— BEGIN Supplied material —

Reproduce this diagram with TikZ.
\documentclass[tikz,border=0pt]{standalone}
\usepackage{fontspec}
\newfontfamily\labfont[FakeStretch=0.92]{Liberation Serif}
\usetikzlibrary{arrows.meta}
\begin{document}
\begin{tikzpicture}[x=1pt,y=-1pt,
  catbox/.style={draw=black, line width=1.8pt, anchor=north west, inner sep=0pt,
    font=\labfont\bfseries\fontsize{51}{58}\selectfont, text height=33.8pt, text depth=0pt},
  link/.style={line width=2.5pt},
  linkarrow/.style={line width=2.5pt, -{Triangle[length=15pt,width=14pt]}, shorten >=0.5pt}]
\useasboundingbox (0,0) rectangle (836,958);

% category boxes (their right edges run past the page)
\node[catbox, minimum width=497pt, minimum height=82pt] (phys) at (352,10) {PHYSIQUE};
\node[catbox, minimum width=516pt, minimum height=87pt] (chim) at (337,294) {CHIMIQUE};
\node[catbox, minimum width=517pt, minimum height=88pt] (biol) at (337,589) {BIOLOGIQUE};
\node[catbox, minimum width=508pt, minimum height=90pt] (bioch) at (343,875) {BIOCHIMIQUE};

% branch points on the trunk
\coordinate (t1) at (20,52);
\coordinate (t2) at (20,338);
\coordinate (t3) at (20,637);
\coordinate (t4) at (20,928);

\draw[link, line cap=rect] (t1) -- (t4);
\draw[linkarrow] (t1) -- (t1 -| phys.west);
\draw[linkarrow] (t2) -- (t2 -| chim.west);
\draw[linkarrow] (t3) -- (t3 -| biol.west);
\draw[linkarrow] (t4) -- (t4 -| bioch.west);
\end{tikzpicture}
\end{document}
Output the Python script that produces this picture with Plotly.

— END Supplied material —

Direction
Write down the full listing again, exactly.

Solution to the problem
Reproduce this diagram with TikZ.
\documentclass[tikz,border=0pt]{standalone}
\usepackage{fontspec}
\newfontfamily\labfont[FakeStretch=0.92]{Liberation Serif}
\usetikzlibrary{arrows.meta}
\begin{document}
\begin{tikzpicture}[x=1pt,y=-1pt,
  catbox/.style={draw=black, line width=1.8pt, anchor=north west, inner sep=0pt,
    font=\labfont\bfseries\fontsize{51}{58}\selectfont, text height=33.8pt, text depth=0pt},
  link/.style={line width=2.5pt},
  linkarrow/.style={line width=2.5pt, -{Triangle[length=15pt,width=14pt]}, shorten >=0.5pt}]
\useasboundingbox (0,0) rectangle (836,958);

% category boxes (their right edges run past the page)
\node[catbox, minimum width=497pt, minimum height=82pt] (phys) at (352,10) {PHYSIQUE};
\node[catbox, minimum width=516pt, minimum height=87pt] (chim) at (337,294) {CHIMIQUE};
\node[catbox, minimum width=517pt, minimum height=88pt] (biol) at (337,589) {BIOLOGIQUE};
\node[catbox, minimum width=508pt, minimum height=90pt] (bioch) at (343,875) {BIOCHIMIQUE};

% branch points on the trunk
\coordinate (t1) at (20,52);
\coordinate (t2) at (20,338);
\coordinate (t3) at (20,637);
\coordinate (t4) at (20,928);

\draw[link, line cap=rect] (t1) -- (t4);
\draw[linkarrow] (t1) -- (t1 -| phys.west);
\draw[linkarrow] (t2) -- (t2 -| chim.west);
\draw[linkarrow] (t3) -- (t3 -| biol.west);
\draw[linkarrow] (t4) -- (t4 -| bioch.west);
\end{tikzpicture}
\end{document}
Output the Python script that produces this picture with Plotly.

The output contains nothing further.